▶ [WHAT IS REQUIRED] Extract the lines of the material below, beginning with the first and ending with the line that holds "Path.LINETO, Path.LINETO, Path.CLOSEPOLY])". Skip every picture.

..........

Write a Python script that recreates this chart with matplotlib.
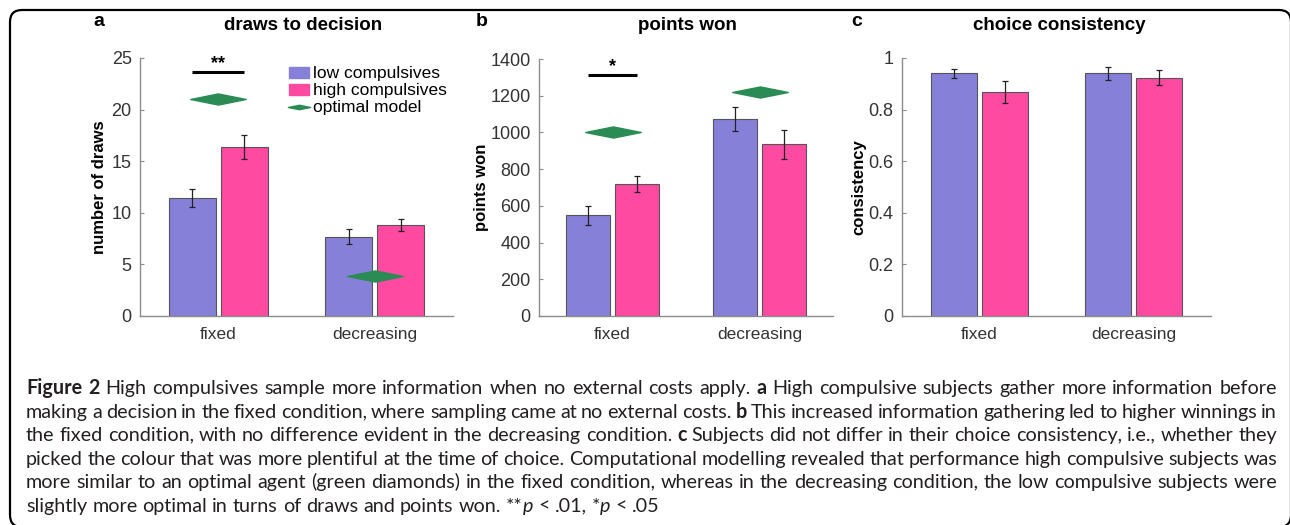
import numpy as np
import matplotlib
matplotlib.use("Agg")
import matplotlib.pyplot as plt
from matplotlib.patches import Patch, FancyBboxPatch
from matplotlib.lines import Line2D
from matplotlib.path import Path
from matplotlib.transforms import IdentityTransform

plt.rcParams['font.family'] = ['Liberation Sans', 'DejaVu Sans']

# ---- data ----
conditions = ["fixed", "decreasing"]
groups = ["low compulsives", "high compulsives", "optimal model"]

draws_low = [11.4, 7.7]
draws_low_err = [0.88, 0.72]
draws_high = [16.4, 8.85]
draws_high_err = [1.15, 0.58]
draws_opt = [21.0, 3.9]

points_low = [548, 1073]
points_low_err = [50, 65]
points_high = [720, 935]
points_high_err = [43, 78]
points_opt = [1000, 1218]

consist_low = [0.94, 0.94]
consist_low_err = [0.019, 0.027]
consist_high = [0.868, 0.924]
consist_high_err = [0.044, 0.030]

c_low = "#8780d9"
c_high = "#ff4aa2"
c_opt = "#2a8b55"
c_axis = "#8c8c8c"

W, H = 1290, 525
fig = plt.figure(figsize=(W / 100, H / 100), dpi=100)


def px_axes(x0, x1, y0, y1):
    return fig.add_axes([x0 / W, 1 - y1 / H, (x1 - x0) / W, (y1 - y0) / H])


diamond = Path([(-1, 0), (0, 0.2), (1, 0), (0, -0.2), (-1, 0)],
               [Path.MOVETO, Path.LINETO, Path.LINETO, Path.LINETO, Path.CLOSEPOLY])


def panel(ax, low, low_err, high, high_err, ylim, yticks, yticklabels,
          ylabel, label_x, opt=None, sig=None):
    x = np.arange(1, len(conditions) + 1)
    off, bw = 0.165, 0.30
    ax.bar(x - off, low, bw, color=c_low, edgecolor="#555555", lw=0.8, zorder=2)
    ax.bar(x + off, high, bw, color=c_high, edgecolor="#555555", lw=0.8, zorder=2)
    for xx, v, e in ((x - off, low, low_err), (x + off, high, high_err)):
        ax.errorbar(xx, v, yerr=e, fmt="none", ecolor="#222222", elinewidth=0.9,
                    capsize=2, capthick=0.9, zorder=3)
    if opt is not None:
        ax.plot(x, opt, ls="none", marker=diamond, ms=40, color=c_opt,
                mec=c_opt, zorder=4)
    if sig is not None:
        yline, stars, ystar = sig
        ax.plot([x[0] - off, x[0] + off], [yline, yline], color="black", lw=2.2,
                solid_capstyle="butt", zorder=4)
        ax.text(x[0], ystar, stars, ha="center", va="center", fontsize=13,
                fontweight="bold")
    ax.set_xlim(0.5, 2.5)
    ax.set_ylim(*ylim)
    ax.set_yticks(yticks)
    ax.set_yticklabels(yticklabels)
    ax.set_xticks(x)
    ax.set_xticklabels(conditions)
    for s in ("top", "right"):
        ax.spines[s].set_visible(False)
    for s in ("left", "bottom"):
        ax.spines[s].set_color(c_axis)
        ax.spines[s].set_linewidth(1.0)
    ax.tick_params(axis="y", direction="in", length=3, color=c_axis,
                   labelcolor="#333333", labelsize=13, pad=6)
    ax.tick_params(axis="x", length=0, labelcolor="#333333", labelsize=12.5, pad=8)
    ax.set_ylabel(ylabel, fontsize=12, fontweight="bold")
    ax.yaxis.set_label_coords(label_x, 0.5)


# panel a
ax_a = px_axes(140, 453, 58, 316)
panel(ax_a, draws_low, draws_low_err, draws_high, draws_high_err, (0, 25),
      [0, 5, 10, 15, 20, 25], ["0", "5", "10", "15", "20", "25"],
      "number of draws", -0.105, opt=draws_opt, sig=(23.6, "**", 24.5))
handles = [Patch(facecolor=c_low, edgecolor=c_low),
           Patch(facecolor=c_high, edgecolor=c_high),
           Line2D([], [], ls="none", marker=diamond, ms=16, color=c_opt)]
ax_a.legend(handles, groups, loc="upper left", bbox_to_anchor=(0.475, 0.968),
            frameon=False, fontsize=12.5, handlelength=1.15, handleheight=0.6,
            handletextpad=0.25, labelspacing=0.12, borderpad=0, borderaxespad=0)

# panel b
ax_b = px_axes(539, 833, 59, 316)
panel(ax_b, points_low, points_low_err, points_high, points_high_err, (0, 1400),
      np.arange(0, 1401, 200), [str(v) for v in range(0, 1401, 200)],
      "points won", -0.17, opt=points_opt, sig=(1312, "*", 1360))

# panel c
ax_c = px_axes(902, 1211, 58, 316)
panel(ax_c, consist_low, consist_low_err, consist_high, consist_high_err, (0, 1),
      [0, 0.2, 0.4, 0.6, 0.8, 1], ["0", "0.2", "0.4", "0.6", "0.8", "1"],
      "consistency", -0.115)

# titles and panel letters
for xc, title in ((303, "draws to decision"), (687, "points won"), (1059, "choice consistency")):
    fig.text(xc / W, 1 - 25 / H, title, ha="center", va="center", fontsize=13.5,
             fontweight="bold")
for xc, letter in ((99, "a"), (482, "b"), (857, "c")):
    fig.text(xc / W, 1 - 21 / H, letter, ha="center", va="center", fontsize=14,
             fontweight="bold")

# frame
fig.add_artist(FancyBboxPatch((10, -2), 1281, 517,
                              boxstyle="round,pad=0,rounding_size=12",
                              transform=IdentityTransform(), fill=False,
                              edgecolor="black", lw=1.6, clip_on=False))

# caption, justified word by word
cap_font = ['Lato', 'DejaVu Sans']
cap_size = 14.2
cap_color = "#231f20"
caption = [
    [("Figure 2", "bold"), (" High compulsives sample more information when no external costs apply. ", "normal"),
     ("a", "bold"), (" High compulsive subjects gather more information before", "normal")],
    [("making a decision in the fixed condition, where sampling came at no external costs. ", "normal"),
     ("b", "bold"), (" This increased information gathering led to higher winnings in", "normal")],
    [("the fixed condition, with no difference evident in the decreasing condition. ", "normal"),
     ("c", "bold"), (" Subjects did not differ in their choice consistency, i.e., whether they", "normal")],
    [("picked the colour that was more plentiful at the time of choice. Computational modelling "
      "revealed that performance high compulsive subjects was", "normal")],
    [("more similar to an optimal agent (green diamonds) in the fixed condition, whereas in the "
      "decreasing condition, the low compulsive subjects were", "normal")],
    [("slightly more optimal in turns of draws and points won. **", "normal"), ("p", "italic"),
     (" < .01, *", "normal"), ("p", "italic"), (" < .05", "normal")],
]

renderer = fig.canvas.get_renderer()


def make_text(s, style):
    kw = dict(family=cap_font, fontsize=cap_size, color=cap_color, va="baseline", ha="left")
    if style == "bold":
        kw["fontweight"] = "bold"
    if style == "italic":
        kw["fontstyle"] = "italic"
    return fig.text(0, 0, s, **kw)


def width(t):
    return t.get_window_extent(renderer).width


def descent_frac(t):
    d = renderer.get_text_width_height_descent(t.get_text(), t.get_fontproperties(), ismath=False)[2]
    return d - np.floor(d)


t1 = make_text("x x", "normal")
t2 = make_text("xx", "normal")
space_w = width(t1) - width(t2)
t1.remove()
t2.remove()

x_left, x_right = 26, 1277
for k, segs in enumerate(caption):
    words = [[]]
    for txt, st in segs:
        parts = txt.split(" ")
        for j, p in enumerate(parts):
            if j > 0:
                words.append([])
            if p:
                words[-1].append((p, st))
    words = [w for w in words if w]
    objs = [[make_text(p, st) for p, st in w] for w in words]
    widths = [sum(width(t) for t in w) for w in objs]
    justify = k < len(caption) - 1
    gap = (x_right - x_left - sum(widths)) / (len(words) - 1) if justify else space_w
    y = round(394 + 23.6 * k)
    x = x_left
    for w, ww in zip(objs, widths):
        xx = x
        for t in w:
            # keep agg's rounding of the glyph bitmap from nudging words off the baseline
            ydisp = H - y + descent_frac(t) - 0.001
            t.set_position((xx / W, ydisp / H))
            xx += width(t)
        x += ww + gap

fig.savefig("out.png", dpi=100)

..........

▶ [RESPONSE]
Write a Python script that recreates this chart with matplotlib.
import numpy as np
import matplotlib
matplotlib.use("Agg")
import matplotlib.pyplot as plt
from matplotlib.patches import Patch, FancyBboxPatch
from matplotlib.lines import Line2D
from matplotlib.path import Path
from matplotlib.transforms import IdentityTransform

plt.rcParams['font.family'] = ['Liberation Sans', 'DejaVu Sans']

# ---- data ----
conditions = ["fixed", "decreasing"]
groups = ["low compulsives", "high compulsives", "optimal model"]

draws_low = [11.4, 7.7]
draws_low_err = [0.88, 0.72]
draws_high = [16.4, 8.85]
draws_high_err = [1.15, 0.58]
draws_opt = [21.0, 3.9]

points_low = [548, 1073]
points_low_err = [50, 65]
points_high = [720, 935]
points_high_err = [43, 78]
points_opt = [1000, 1218]

consist_low = [0.94, 0.94]
consist_low_err = [0.019, 0.027]
consist_high = [0.868, 0.924]
consist_high_err = [0.044, 0.030]

c_low = "#8780d9"
c_high = "#ff4aa2"
c_opt = "#2a8b55"
c_axis = "#8c8c8c"

W, H = 1290, 525
fig = plt.figure(figsize=(W / 100, H / 100), dpi=100)


def px_axes(x0, x1, y0, y1):
    return fig.add_axes([x0 / W, 1 - y1 / H, (x1 - x0) / W, (y1 - y0) / H])


diamond = Path([(-1, 0), (0, 0.2), (1, 0), (0, -0.2), (-1, 0)],
               [Path.MOVETO, Path.LINETO, Path.LINETO, Path.LINETO, Path.CLOSEPOLY])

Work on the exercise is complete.